I’ve always been the kind of person who dresses for comfort. Not necessarily for style or anything else. Sometimes it’ll look good, like I meant to put it together that way, but mostly, it’s jeans that are too big and a tee shirt that might or might not have holes in it, and a pair of chucks.
This weekend, Amanda and I went shopping to buy me new jeans, as my old ones are so big that I have to cinch my belt incredibly tight to keep them up. Yay!
So I tried on my new jeans for my girlfriend, a new experience in itself, and she approved of the way they fit on my ass. Therefore, we bought them. And I wore one of my new jeans and the tie that Amanda picked out for me to dinner at my friend Scott’s. I felt awesome. I was wearing new jeans, a new tie… my girlfriend couldn’t keep her eyes off me… Its a kind of heady feeling.
And today, I had to go to a business meeting with my boss so I had to ‘play dress up’ – my boss’s words, not mine. And this is what I went with.
Black button up shirt, grey sweater, same new dark purple tie that Amanda picked out Sunday, and my hair up in a messy bun.
And all of a sudden, I felt like an executive assistant! (That’s my job title for those of you who don’t know).
So then I got to wondering, do the clothes really make the person? Or does it require an understanding of yourself for the clothes to bring you that rest of the way?
I enjoy dressing comfortably. I enjoy dressing up. But there’s no reason the two have to be mutually exclusive do they?
Of course not. And I have a girlfriend who likes people who dress in the way that I enjoy.

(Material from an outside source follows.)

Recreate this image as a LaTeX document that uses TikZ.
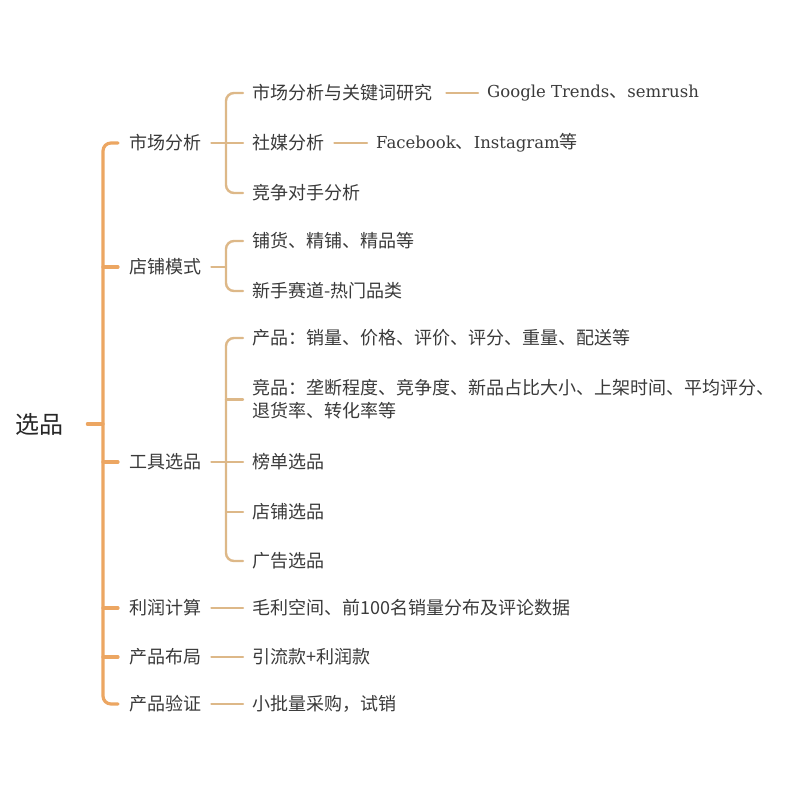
\documentclass[tikz,border=0pt]{standalone}
\usepackage{fontspec}
\newfontfamily\cjk{Noto Sans CJK SC}
\newfontfamily\lat{DejaVu Serif}
\definecolor{mainc}{HTML}{ECA662}
\definecolor{subc}{HTML}{DDB888}
\definecolor{txt}{HTML}{3A3A3A}
\tikzset{
  lbl/.style={anchor=west, inner sep=0pt, text=txt, font=\cjk\fontsize{18}{23}\selectfont, align=left},
  rootlbl/.style={anchor=west, inner sep=0pt, text=black!85, font=\cjk\fontsize{24}{28}\selectfont},
  mainline/.style={draw=mainc, line width=3.2pt, line cap=round},
  subline/.style={draw=subc, line width=2.4pt, line cap=round},
}
\newcommand{\lt}[1]{{\lat\fontsize{16.5}{20}\selectfont #1}}
\begin{document}
\begin{tikzpicture}[x=1pt,y=-1pt]
\useasboundingbox (0,0) rectangle (800,804);
\fill[white] (0,0) rectangle (800,804);
% root
\node[rootlbl] (root) at (15,424) {选品};
% level 1
\node[lbl] (ma) at (129,143) {市场分析};
\node[lbl] (dp) at (129,267) {店铺模式};
\node[lbl] (gj) at (129,462) {工具选品};
\node[lbl] (lr) at (129,608) {利润计算};
\node[lbl] (cb) at (129,657) {产品布局};
\node[lbl] (pv) at (129,704) {产品验证};
% level 2
\node[lbl] (m1) at (252,93) {市场分析与关键词研究};
\node[lbl] (m2) at (252,143) {社媒分析};
\node[lbl] (m3) at (252,193) {竞争对手分析};
\node[lbl] (s1) at (252,241) {铺货、精铺、精品等};
\node[lbl] (s2) at (252,291) {新手赛道-热门品类};
\node[lbl] (t1) at (252,338) {产品：销量、价格、评价、评分、重量、配送等};
\node[lbl] (t2) at (252,399.5) {竞品：垄断程度、竞争度、新品占比大小、上架时间、平均评分、\\退货率、转化率等};
\node[lbl] (t3) at (252,462) {榜单选品};
\node[lbl] (t4) at (252,512) {店铺选品};
\node[lbl] (t5) at (252,561) {广告选品};
\node[lbl] (p1) at (252,608) {毛利空间、前100名销量分布及评论数据};
\node[lbl] (q1) at (252,657) {引流款+利润款};
\node[lbl] (v1) at (252,704) {小批量采购，试销};
% level 3
\node[lbl] (g) at (487,93) {\lt{Google Trends}、\lt{semrush}};
\node[lbl] (f) at (376,143) {\lt{Facebook}、\lt{Instagram}等};
% bracket x positions
\coordinate (bx) at (103,424);
\coordinate (sx) at (226,424);
% root connector
\draw[mainline] ([xshift=24pt]root.east) -- (bx);
\draw[mainline, rounded corners=8pt] ([xshift=-11pt]ma.west) -- (ma.west -| bx) -- (pv.west -| bx) -- ([xshift=-11pt]pv.west);
\foreach \n in {dp,gj,lr,cb}{\draw[mainline] (\n.west -| bx) -- ([xshift=-11pt]\n.west);}
% market analysis group
\draw[subline, rounded corners=8pt] ([xshift=-9pt]m1.west) -- (m1.west -| sx) -- (m3.west -| sx) -- ([xshift=-9pt]m3.west);
\draw[subline] ([xshift=10pt]ma.east) -- ([xshift=-9pt]m2.west);
% shop mode group
\draw[subline, rounded corners=8pt] ([xshift=-9pt]s1.west) -- (s1.west -| sx) -- (s2.west -| sx) -- ([xshift=-9pt]s2.west);
\draw[subline] ([xshift=10pt]dp.east) -- (dp.east -| sx);
% tool group
\draw[subline, rounded corners=8pt] ([xshift=-9pt]t1.west) -- (t1.west -| sx) -- (t5.west -| sx) -- ([xshift=-9pt]t5.west);
\draw[subline] ([xshift=10pt]gj.east) -- ([xshift=-9pt]t3.west);
\foreach \n in {t2,t4}{\draw[subline] (\n.west -| sx) -- ([xshift=-9pt]\n.west);}
% single connectors
\draw[subline] ([xshift=10pt]lr.east) -- ([xshift=-9pt]p1.west);
\draw[subline] ([xshift=10pt]cb.east) -- ([xshift=-9pt]q1.west);
\draw[subline] ([xshift=10pt]pv.east) -- ([xshift=-9pt]v1.west);
% level 3 connectors
\draw[subline] ([xshift=14pt]m1.east) -- ([xshift=-9pt]g.west);
\draw[subline] ([xshift=10pt]m2.east) -- ([xshift=-9pt]f.west);
\end{tikzpicture}
\end{document}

She loves mens’ dress clothes, and I just happen to look fucking hot in a vest and tie. She’s also a girl who likes to shop, but also understands my limitations in that arena. (And best of all, respects my limitations!) But she has no trouble picking out clothes for me that look good, that fit well, and appeal to her.
And now I have cologne. 😉
Also courtesy of Amanda, my Valentines Day Present a bit early (remember when she got hers a bit early too?)
Right now, even wearing my new jeans, my black shirt, grey sweater, purple tie, and black dress shoes, I feel classy and sophisticated, and yet casual and comfortable all at the same time.
Is this what dressing like a grown up is supposed to feel like?